‘A Streetcar Named Desire’ Returns to the Stage

‘A Streetcar Named Desire’ Returns to the Stage
5/30/2017
Updated:
6/12/2017

TORONTO—Four days before the New York opening of his play “A Streetcar Named Desire,” Tennessee Williams published an essay in the New York Times about the perils that instant success can bring to a hard-working author.

Williams’s previous play “The Glass Menagerie” had become a big hit three years before, propelling him into a depressingly frivolous lifestyle of comfort and luxury. He decided to take a step back, abandoning his fancy hotel suite and heading to a simpler life in Mexico. He emerged with a deeper understanding of his craft.

“One does not escape that easily from the seduction of an effete way of life. … But once you fully apprehend the vacuity of a life without struggle you are equipped with the basic means of salvation,” Williams wrote, going on to explain that “purity of heart is the one success worth having.” 

“The obsessive interest in human affairs, plus a certain amount of compassion and moral conviction … that’s what’s good for you if you’re at all serious about your aims,” he added as advice to writers.

“A Streetcar Named Desire” must have sprung from this epiphany; it went on to lasting success on Broadway, an equally famous film starring Marlon Brando and Vivian Leigh, and garnered Williams a Pulitzer Prize for Drama in 1948. Its vivid characters continue to fascinate us today.

Sonia Rodriguez as Blanche and Guillaume Côté as her abusive brother-in-law Stanley in the National Ballet of Canada's production of "A Streetcar Named Desire." (Karolina Kuras)
Sonia Rodriguez as Blanche and Guillaume Côté as her abusive brother-in-law Stanley in the National Ballet of Canada's production of "A Streetcar Named Desire." (Karolina Kuras)

The play tells the story of Blanche DuBois, a fading southern belle whose character masterfully combines fragility and decadence, hope and despair, fantasy and reality. “Streetcar” follows Blanche as she arrives at the home of Stella and Stanley Kowalski, her sister and brother-in-law, where the events that follow accelerate her mental breakdown.

Now, as the play celebrates 70 years since its November 1947 debut, the story is returning to the stage in ballet form. This June, the National Ballet of Canada is reviving the version by American choreographer John Neumeier, which originally premiered in Frankfurt in 1983. 

In the ballet, Canadian dancer Donald Thom is performing the role of Mitch, Kowalski’s friend and Blanche’s last suitor. 

“[Neumeier] has such a distinct style and a distinct way of showing a story through movement that’s all his own, and it’s been really interesting to learn it,” Thom said in an interview.

Dancer Donald Thom says he can identify with Mitch's ability to see the best in others. (Karolina Kuras)
Dancer Donald Thom says he can identify with Mitch's ability to see the best in others. (Karolina Kuras)

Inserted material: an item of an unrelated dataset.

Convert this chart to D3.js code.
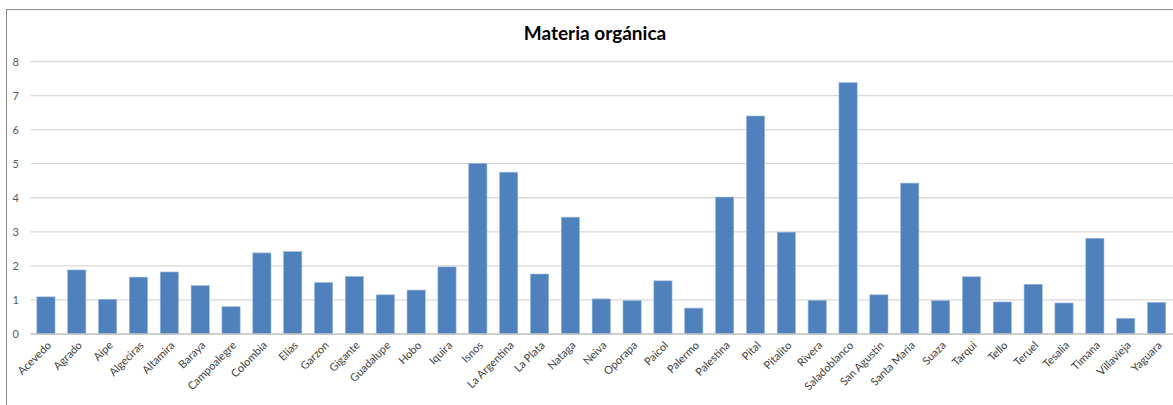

Born in Kanata, Ontario, Thom trained at the Linda Jamieson School of Dance in Ottawa before being accepted into the prestigious Royal Ballet Upper School in England. He graduated into the Royal Ballet in 2012, and was promoted to First Artist in 2015. Later that year, he returned to Canada and began dancing with the National Ballet. 

Thom notes that while the “A Streetcar Named Desire” ballet uses classical techniques, the story is portrayed in a more pedestrian way with real-life characters. The effect is very different from traditional classical ballets that are mostly based on fairy tales, such as “Sleeping Beauty.”

Sonia Rodriguez as Blanche DuBois in the National Ballet of Canada's production of "A Streetcar Named Desire."(Karolina Kuras)
Sonia Rodriguez as Blanche DuBois in the National Ballet of Canada's production of "A Streetcar Named Desire."(Karolina Kuras)

“It’s a very gritty story,” he says, noting the ballet tackles critical problems the world is facing today, such as rape and sexual promiscuity, examining how people view these and how that’s changed over time.

The ballet explores these issues, showing their impact on Blanche as well as on everyone around her. Often in life, we don’t realize how something that happens to someone else affects us, Thom says. 

Mitch, the character he plays, is Stanley’s friend and Blanche’s last hope at a better life. He is kinder and more sensitive than brutish Stanley and is fascinated by Blanche’s beauty, fragility, and tenderness. However, their hopes for marriage are dashed after Mitch discovers Blanche’s dark past, whose corruption is at odds with the social and moral values he has been taught to follow.

“He is a strong enough character to know that it would be wrong to be with her even though it crushes him,” explains Thom, adding that he can identify with Mitch’s courage to uphold his values. 

Nonetheless, the ballet, like the play, presents a message of empathy toward Blanche, whose suffering is both the result of her own wrongdoings as well as the abuse of others. 

“It’s a very sad story because no one is really there for Blanche in the end, and I think that’s probably the main message that people can take away from it is that everyone needs support,” Thom says.